おりしも、1月の共産党大会では、ベトナムの中長期目標として、「高付加価値産業の育成」「ハイテク工業の強化」などの目標が掲げられている。このたびの新型コロナ第4波は、ベトナムの産業高度化、高付加価値産業育成を進展することになりそうだ。
フィリピンでも、7月下旬あたりから新規感染者の再拡大が目立っているほか、病床不足も深刻になっている。フィリピンには、サービス業や建設業など、インフォーマルな産業に従事している人口の割合が多く、経済への影響は深刻だ。

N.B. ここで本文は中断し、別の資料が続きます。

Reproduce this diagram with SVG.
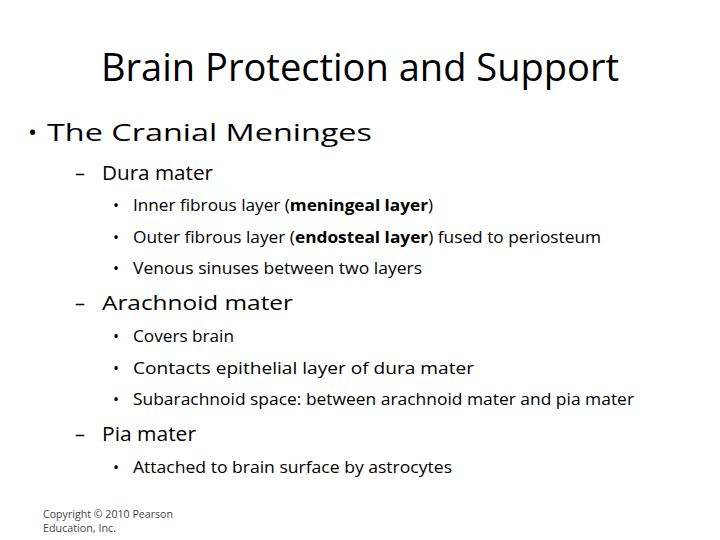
<svg xmlns="http://www.w3.org/2000/svg" width="720" height="540" viewBox="0 0 720 540">
<style>
text{font-family:"Open Sans","Liberation Sans",sans-serif;fill:#000}
.t{font-size:38px}
.l1{font-size:24px}
.l2{font-size:20px}
.l3{font-size:16px}
.c{font-size:10.5px;fill:#444}
.b{font-weight:bold}
</style>
<rect width="720" height="540" fill="#fff"/>
<g id="title"><text class="t" x="101" y="81" textLength="518" lengthAdjust="spacingAndGlyphs">Brain Protection and Support</text></g>
<g id="body">
<text class="l1" x="28" y="141">•</text>
<text class="l1" x="47" y="141" textLength="325" lengthAdjust="spacingAndGlyphs">The Cranial Meninges</text>
<text class="l2" x="75" y="180">–</text>
<text class="l2" x="102" y="180" textLength="111" lengthAdjust="spacingAndGlyphs">Dura mater</text>
<text class="l3" x="113" y="211">•</text>
<text class="l3" x="133" y="211" textLength="300" lengthAdjust="spacingAndGlyphs">Inner fibrous layer (<tspan class="b">meningeal layer</tspan>)</text>
<text class="l3" x="113" y="243">•</text>
<text class="l3" x="133" y="243" textLength="468" lengthAdjust="spacingAndGlyphs">Outer fibrous layer (<tspan class="b">endosteal layer</tspan>) fused to periosteum</text>
<text class="l3" x="113" y="274">•</text>
<text class="l3" x="133" y="274" textLength="289" lengthAdjust="spacingAndGlyphs">Venous sinuses between two layers</text>
<text class="l2" x="75" y="310">–</text>
<text class="l2" x="102" y="310" textLength="191" lengthAdjust="spacingAndGlyphs">Arachnoid mater</text>
<text class="l3" x="113" y="342">•</text>
<text class="l3" x="133" y="342" textLength="101" lengthAdjust="spacingAndGlyphs">Covers brain</text>
<text class="l3" x="113" y="374">•</text>
<text class="l3" x="133" y="374" textLength="341" lengthAdjust="spacingAndGlyphs">Contacts epithelial layer of dura mater</text>
<text class="l3" x="113" y="405">•</text>
<text class="l3" x="133" y="405" textLength="501" lengthAdjust="spacingAndGlyphs">Subarachnoid space: between arachnoid mater and pia mater</text>
<text class="l2" x="75" y="441">–</text>
<text class="l2" x="102" y="441" textLength="94" lengthAdjust="spacingAndGlyphs">Pia mater</text>
<text class="l3" x="113" y="473">•</text>
<text class="l3" x="133" y="473" textLength="319" lengthAdjust="spacingAndGlyphs">Attached to brain surface by astrocytes</text>
</g>
<g id="copyright">
<text class="c" x="43" y="518" textLength="130" lengthAdjust="spacingAndGlyphs">Copyright © 2010 Pearson</text>
<text class="c" x="43" y="532" textLength="73" lengthAdjust="spacingAndGlyphs">Education, Inc.</text>
</g>
</svg>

8月6日には、首都圏・周辺州の制限措置を最も厳しい水準に引き上げたが、その直後の8月21日には、首都圏・周辺州における外出・移動制限を1段階引き下げる、と発表した。今後も、経済へ配慮しながら難しい政策運営が続くことになりそうだ。
なお、フィリピンに関して、もうひとつ注目するポイントがある。2022年5月に実施される大統領選挙だ。
同国の選挙制度では大統領の任期は1期(5年間)と規定されている(再選禁止)ため、現在のドゥテルテ大統領は、次の大統領選挙に出馬できない。現時点では確定していないが、同氏の長女であるサラ氏が大統領選に出馬、同氏は副大統領に出馬する、という意向を表明した。
8月に実施された世論調査では、大統領選の支持率はサラ氏、副大統領選の支持率はドゥテルテ氏がそれぞれトップとなっているが、選挙後のドゥテルテ氏の影響力がどのように変化してくるか、という点からも、この度の選挙の行方が注目される。
直近は景況感と株式市場の状況の乖離目立つ
このように、コロナ対応に苦しんでいる各国だが、景況感の悪さ、先行き不透明感が強い割には、株式市場は比較的好調だ。
ベトナムでは、7月はじめにベトナムVN指数が史上最高値をつけたあと一時は反落していたが、その後徐々に戻ってきた。ベトナム国内で8月に開設された証券口座数は、12万件強と単月としては、今年6月に記録し14万件余りに次ぐ過去2番目の多さとなっている。明らかにベトナム国内において株ブームなっているといえよう。今後、経済活動の本格化、産業の高度化の進捗、ここ数年当局が進めている株式市場の改革の行方などに注目していきたい。
フィリピンにおいても、直近は経済と株式市場の乖離が鮮明になっている。主要株価指数の8月の月間騰落率をみると、フィリピン総合指数は、+9.3%と、アジア新興国のなかでは、値上がり率が最も大きかった。決して景況感が良好とはいえないなかでの株高で、不景気の株高といえよう。ベトナムと同様に、フィリピンも、景況感を伴った株高に移行できるか、任期が1年を切ったドゥテルテ大統領の政策運営が注目される。